:: Data lines

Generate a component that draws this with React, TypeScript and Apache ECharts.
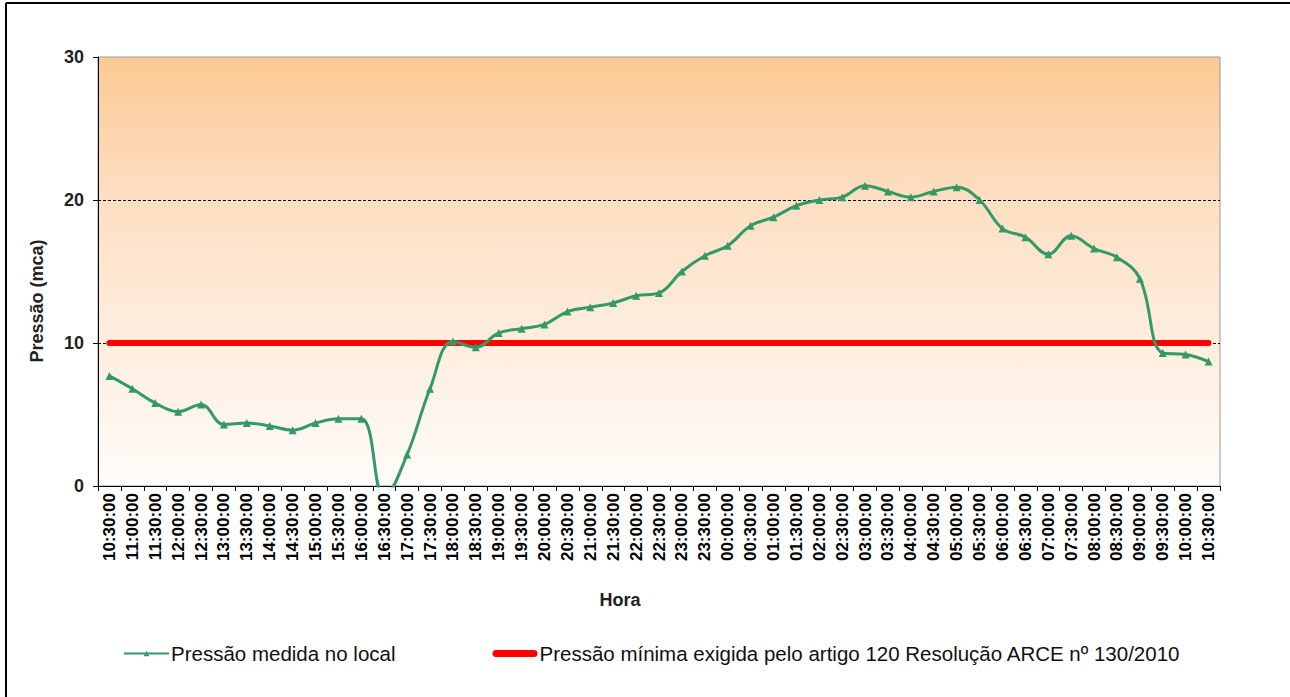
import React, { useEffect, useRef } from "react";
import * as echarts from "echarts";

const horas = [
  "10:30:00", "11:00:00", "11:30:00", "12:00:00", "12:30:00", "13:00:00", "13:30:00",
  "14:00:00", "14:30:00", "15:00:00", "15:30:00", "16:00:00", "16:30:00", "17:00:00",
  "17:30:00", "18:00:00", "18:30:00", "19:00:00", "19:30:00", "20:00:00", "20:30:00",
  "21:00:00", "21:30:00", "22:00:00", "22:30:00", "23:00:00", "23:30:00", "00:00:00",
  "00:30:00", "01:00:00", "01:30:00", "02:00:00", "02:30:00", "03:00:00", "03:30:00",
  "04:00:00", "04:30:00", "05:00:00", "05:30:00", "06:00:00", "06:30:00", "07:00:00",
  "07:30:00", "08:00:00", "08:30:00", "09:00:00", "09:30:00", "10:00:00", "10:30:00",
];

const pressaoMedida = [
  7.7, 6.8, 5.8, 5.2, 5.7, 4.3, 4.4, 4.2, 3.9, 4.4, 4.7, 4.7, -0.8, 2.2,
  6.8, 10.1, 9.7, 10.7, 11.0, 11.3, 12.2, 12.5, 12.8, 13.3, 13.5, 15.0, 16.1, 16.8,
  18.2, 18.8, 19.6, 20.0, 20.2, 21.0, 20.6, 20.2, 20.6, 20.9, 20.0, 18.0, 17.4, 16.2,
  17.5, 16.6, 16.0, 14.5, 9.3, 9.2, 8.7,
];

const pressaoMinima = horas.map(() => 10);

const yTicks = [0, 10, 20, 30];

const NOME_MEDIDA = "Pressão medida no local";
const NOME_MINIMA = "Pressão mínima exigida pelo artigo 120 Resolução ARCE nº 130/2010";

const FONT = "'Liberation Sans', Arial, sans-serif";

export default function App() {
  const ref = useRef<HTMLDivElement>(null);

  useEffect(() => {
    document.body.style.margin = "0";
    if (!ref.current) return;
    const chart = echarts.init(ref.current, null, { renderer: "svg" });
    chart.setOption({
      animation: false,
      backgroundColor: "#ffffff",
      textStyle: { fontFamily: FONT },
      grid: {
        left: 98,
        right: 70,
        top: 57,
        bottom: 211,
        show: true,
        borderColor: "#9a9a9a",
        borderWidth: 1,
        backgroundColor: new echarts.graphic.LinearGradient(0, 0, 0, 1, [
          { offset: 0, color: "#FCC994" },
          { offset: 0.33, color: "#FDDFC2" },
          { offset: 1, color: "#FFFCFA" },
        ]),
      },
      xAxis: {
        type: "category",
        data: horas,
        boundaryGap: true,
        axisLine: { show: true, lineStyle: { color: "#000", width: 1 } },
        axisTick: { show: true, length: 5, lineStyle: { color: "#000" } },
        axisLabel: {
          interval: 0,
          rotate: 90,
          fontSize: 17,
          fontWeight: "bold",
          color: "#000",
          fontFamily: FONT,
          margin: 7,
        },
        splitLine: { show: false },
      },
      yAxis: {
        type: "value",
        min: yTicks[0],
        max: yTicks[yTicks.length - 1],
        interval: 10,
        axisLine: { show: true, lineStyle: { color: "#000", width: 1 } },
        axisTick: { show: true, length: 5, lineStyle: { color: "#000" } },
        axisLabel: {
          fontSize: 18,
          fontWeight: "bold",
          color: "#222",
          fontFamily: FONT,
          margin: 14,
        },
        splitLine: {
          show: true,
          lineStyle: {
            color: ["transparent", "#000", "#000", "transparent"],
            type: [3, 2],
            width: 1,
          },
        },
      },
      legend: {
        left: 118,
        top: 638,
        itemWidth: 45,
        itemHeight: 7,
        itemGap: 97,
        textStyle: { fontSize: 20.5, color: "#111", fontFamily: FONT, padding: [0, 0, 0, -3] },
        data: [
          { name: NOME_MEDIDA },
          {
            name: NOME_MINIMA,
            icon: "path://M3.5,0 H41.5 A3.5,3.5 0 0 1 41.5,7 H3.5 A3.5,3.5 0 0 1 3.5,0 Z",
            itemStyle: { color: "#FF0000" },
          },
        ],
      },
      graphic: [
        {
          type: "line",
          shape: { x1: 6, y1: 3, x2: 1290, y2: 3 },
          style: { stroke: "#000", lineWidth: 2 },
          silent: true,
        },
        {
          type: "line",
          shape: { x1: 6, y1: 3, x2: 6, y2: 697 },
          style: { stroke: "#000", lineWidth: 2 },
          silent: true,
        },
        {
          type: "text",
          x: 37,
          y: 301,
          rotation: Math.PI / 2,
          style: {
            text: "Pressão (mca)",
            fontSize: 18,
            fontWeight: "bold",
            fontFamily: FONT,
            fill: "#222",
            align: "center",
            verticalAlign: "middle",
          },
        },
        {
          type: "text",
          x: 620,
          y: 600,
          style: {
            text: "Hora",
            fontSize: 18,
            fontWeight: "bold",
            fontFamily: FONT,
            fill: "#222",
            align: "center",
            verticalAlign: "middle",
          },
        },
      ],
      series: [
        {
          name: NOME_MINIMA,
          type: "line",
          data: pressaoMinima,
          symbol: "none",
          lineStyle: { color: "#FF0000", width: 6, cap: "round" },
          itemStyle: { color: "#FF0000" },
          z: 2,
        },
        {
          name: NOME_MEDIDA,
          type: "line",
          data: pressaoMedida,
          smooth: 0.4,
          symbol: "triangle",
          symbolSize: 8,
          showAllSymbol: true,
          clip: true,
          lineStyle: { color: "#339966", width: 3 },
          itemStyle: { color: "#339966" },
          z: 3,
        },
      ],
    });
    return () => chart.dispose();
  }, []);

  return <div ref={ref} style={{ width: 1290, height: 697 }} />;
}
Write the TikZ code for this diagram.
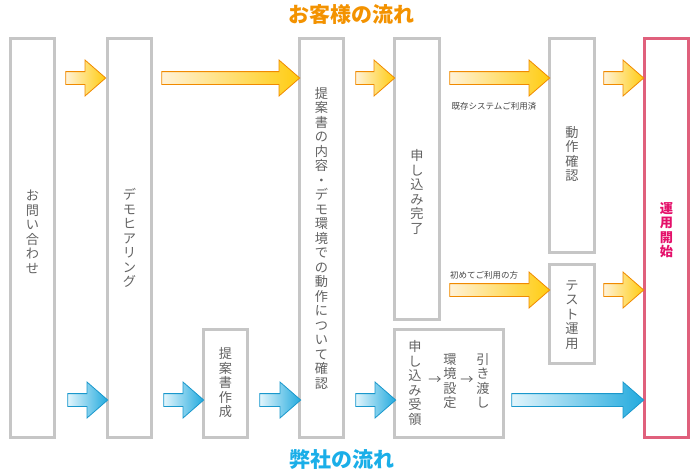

::::

◆ What is being asked ◆
Repeat every record precisely. Any picture among them stays out of the copy.

◆ Answer to this exercise ◆
Generate a component that draws this with React, TypeScript and Apache ECharts.
import React, { useEffect, useRef } from "react";
import * as echarts from "echarts";

const horas = [
  "10:30:00", "11:00:00", "11:30:00", "12:00:00", "12:30:00", "13:00:00", "13:30:00",
  "14:00:00", "14:30:00", "15:00:00", "15:30:00", "16:00:00", "16:30:00", "17:00:00",
  "17:30:00", "18:00:00", "18:30:00", "19:00:00", "19:30:00", "20:00:00", "20:30:00",
  "21:00:00", "21:30:00", "22:00:00", "22:30:00", "23:00:00", "23:30:00", "00:00:00",
  "00:30:00", "01:00:00", "01:30:00", "02:00:00", "02:30:00", "03:00:00", "03:30:00",
  "04:00:00", "04:30:00", "05:00:00", "05:30:00", "06:00:00", "06:30:00", "07:00:00",
  "07:30:00", "08:00:00", "08:30:00", "09:00:00", "09:30:00", "10:00:00", "10:30:00",
];

const pressaoMedida = [
  7.7, 6.8, 5.8, 5.2, 5.7, 4.3, 4.4, 4.2, 3.9, 4.4, 4.7, 4.7, -0.8, 2.2,
  6.8, 10.1, 9.7, 10.7, 11.0, 11.3, 12.2, 12.5, 12.8, 13.3, 13.5, 15.0, 16.1, 16.8,
  18.2, 18.8, 19.6, 20.0, 20.2, 21.0, 20.6, 20.2, 20.6, 20.9, 20.0, 18.0, 17.4, 16.2,
  17.5, 16.6, 16.0, 14.5, 9.3, 9.2, 8.7,
];

const pressaoMinima = horas.map(() => 10);

const yTicks = [0, 10, 20, 30];

const NOME_MEDIDA = "Pressão medida no local";
const NOME_MINIMA = "Pressão mínima exigida pelo artigo 120 Resolução ARCE nº 130/2010";

const FONT = "'Liberation Sans', Arial, sans-serif";

export default function App() {
  const ref = useRef<HTMLDivElement>(null);

  useEffect(() => {
    document.body.style.margin = "0";
    if (!ref.current) return;
    const chart = echarts.init(ref.current, null, { renderer: "svg" });
    chart.setOption({
      animation: false,
      backgroundColor: "#ffffff",
      textStyle: { fontFamily: FONT },
      grid: {
        left: 98,
        right: 70,
        top: 57,
        bottom: 211,
        show: true,
        borderColor: "#9a9a9a",
        borderWidth: 1,
        backgroundColor: new echarts.graphic.LinearGradient(0, 0, 0, 1, [
          { offset: 0, color: "#FCC994" },
          { offset: 0.33, color: "#FDDFC2" },
          { offset: 1, color: "#FFFCFA" },
        ]),
      },
      xAxis: {
        type: "category",
        data: horas,
        boundaryGap: true,
        axisLine: { show: true, lineStyle: { color: "#000", width: 1 } },
        axisTick: { show: true, length: 5, lineStyle: { color: "#000" } },
        axisLabel: {
          interval: 0,
          rotate: 90,
          fontSize: 17,
          fontWeight: "bold",
          color: "#000",
          fontFamily: FONT,
          margin: 7,
        },
        splitLine: { show: false },
      },
      yAxis: {
        type: "value",
        min: yTicks[0],
        max: yTicks[yTicks.length - 1],
        interval: 10,
        axisLine: { show: true, lineStyle: { color: "#000", width: 1 } },
        axisTick: { show: true, length: 5, lineStyle: { color: "#000" } },
        axisLabel: {
          fontSize: 18,
          fontWeight: "bold",
          color: "#222",
          fontFamily: FONT,
          margin: 14,
        },
        splitLine: {
          show: true,
          lineStyle: {
            color: ["transparent", "#000", "#000", "transparent"],
            type: [3, 2],
            width: 1,
          },
        },
      },
      legend: {
        left: 118,
        top: 638,
        itemWidth: 45,
        itemHeight: 7,
        itemGap: 97,
        textStyle: { fontSize: 20.5, color: "#111", fontFamily: FONT, padding: [0, 0, 0, -3] },
        data: [
          { name: NOME_MEDIDA },
          {
            name: NOME_MINIMA,
            icon: "path://M3.5,0 H41.5 A3.5,3.5 0 0 1 41.5,7 H3.5 A3.5,3.5 0 0 1 3.5,0 Z",
            itemStyle: { color: "#FF0000" },
          },
        ],
      },
      graphic: [
        {
          type: "line",
          shape: { x1: 6, y1: 3, x2: 1290, y2: 3 },
          style: { stroke: "#000", lineWidth: 2 },
          silent: true,
        },
        {
          type: "line",
          shape: { x1: 6, y1: 3, x2: 6, y2: 697 },
          style: { stroke: "#000", lineWidth: 2 },
          silent: true,
        },
        {
          type: "text",
          x: 37,
          y: 301,
          rotation: Math.PI / 2,
          style: {
            text: "Pressão (mca)",
            fontSize: 18,
            fontWeight: "bold",
            fontFamily: FONT,
            fill: "#222",
            align: "center",
            verticalAlign: "middle",
          },
        },
        {
          type: "text",
          x: 620,
          y: 600,
          style: {
            text: "Hora",
            fontSize: 18,
            fontWeight: "bold",
            fontFamily: FONT,
            fill: "#222",
            align: "center",
            verticalAlign: "middle",
          },
        },
      ],
      series: [
        {
          name: NOME_MINIMA,
          type: "line",
          data: pressaoMinima,
          symbol: "none",
          lineStyle: { color: "#FF0000", width: 6, cap: "round" },
          itemStyle: { color: "#FF0000" },
          z: 2,
        },
        {
          name: NOME_MEDIDA,
          type: "line",
          data: pressaoMedida,
          smooth: 0.4,
          symbol: "triangle",
          symbolSize: 8,
          showAllSymbol: true,
          clip: true,
          lineStyle: { color: "#339966", width: 3 },
          itemStyle: { color: "#339966" },
          z: 3,
        },
      ],
    });
    return () => chart.dispose();
  }, []);

  return <div ref={ref} style={{ width: 1290, height: 697 }} />;
}
Write the TikZ code for this diagram.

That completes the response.